Bias Visualization: While you mention bias to the left and right in Korr's first post, this particular chart doesn't show significant bias at the extremes. The predicted and actual lines follow each other quite closely throughout the range.
Smoothing: Your observation about smoothing is astute. The lines do appear smoothed, which could indeed be a result of some form of kernel regression or LOESS-like technique."
This isn't really about the lift chart, but I also haven't been able to replicate (or even come reasonably close to) the results of test models. Am I doing something wrong or missing some step in the process?
"I also look forward to seeing more responses, because I agree, I am facing significant challenges in achieving results close to the ML-results whether I run the test OUS in Screen backtest or simulator backtest.
Below is a post I sent to some users on the P123 platform to air my frustration but also to investigate if there is something I am doing wrong.
Anyway, I hope more people can provide input on how to convert the results we get in the ML section to various OUS tests."
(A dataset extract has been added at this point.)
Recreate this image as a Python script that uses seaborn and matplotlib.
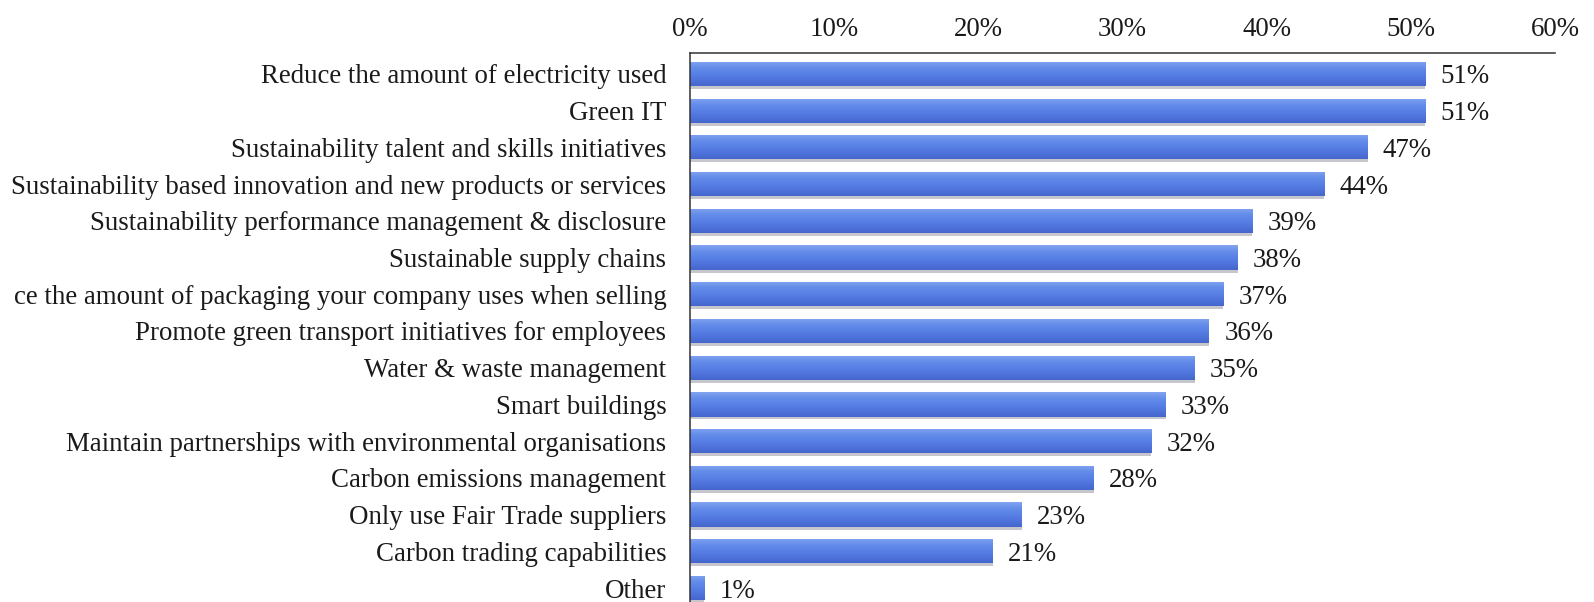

I have run all possible tests and achieved good returns in the ML model (AVG. 65% to 59 in Quantile 50 (35 stocks in each) ) , but for some reason, in the simulator backtest OUS, I get very different results.
I don't understand what I'm doing wrong, but I am not impressed with the OUS results. Some are good and reach up to 50% annualized in my OUS from 2020-2024, but they are often very volatile. The reason for the good returns is either because I optimize turnover or rebalance frequency, and also, the returns are boosted by a large spike in returns in 2023.
In summary, the models show that:
I end up with many industries I wouldn't normally invest in
Returns are extremely variable
In the models with best returns, the volatility is often high
I can improve results by adjusting turnover or rebalancing frequency
I simply wonder what I am doing wrong in the simulator since the OUS results are so unique. Or do you have any recommendations?
In the ML-AI factor, I have:
I tried different universes
Different numbers and types of features
Different target periods range from 3 months to 1 month
Frequency: from 1 week to 4 weeks
Always use a 52-week gap
Tested K-fold, Time Series CV, and rolling Time Series CV
I have removed features with high NA or low Target Information Regression
Can anyone share models that effectively reconcile the AI Factor results (testing/validating/lift charts) with simulations? I feel like I, with others, might be missing something.
However, I am limited by the maximum number of features. Otherwise, I could have added more historical data of various kinds: short interest, price target, analyst expectations and some other raw data in sign and absolute value that could be negative so I didn't use it before. The shorting interest and analyst expectations data have been added, but not nearly enough of them.
Currency exchange rate data and its history may be able to be added to avoid too many Turkish stocks and to capitalize on the effect of exchange rate changes on expected stock returns. Adding more detailed industry characteristics as well as adding country of incorporation characteristics/exchange characteristics/stock nature characteristics (e.g., company event, whether it is ADR, whether it is OTC, whether it is MLP) may also be useful. However, these were discarded because of the cap on the number of features.
This suggests that even the simplest machine learning algorithms (like OLS, LASSO or ENet) can automatically find okay (but maybe not very good) patterns from the raw data, and you only need perform normalization to process the raw data into a distribution close to a normal distribution (e.g., removing negatives and zeros and then solving for the logarithms), without much feature engineering as in finance. I think this is exactly what machine learning algorithms were designed for.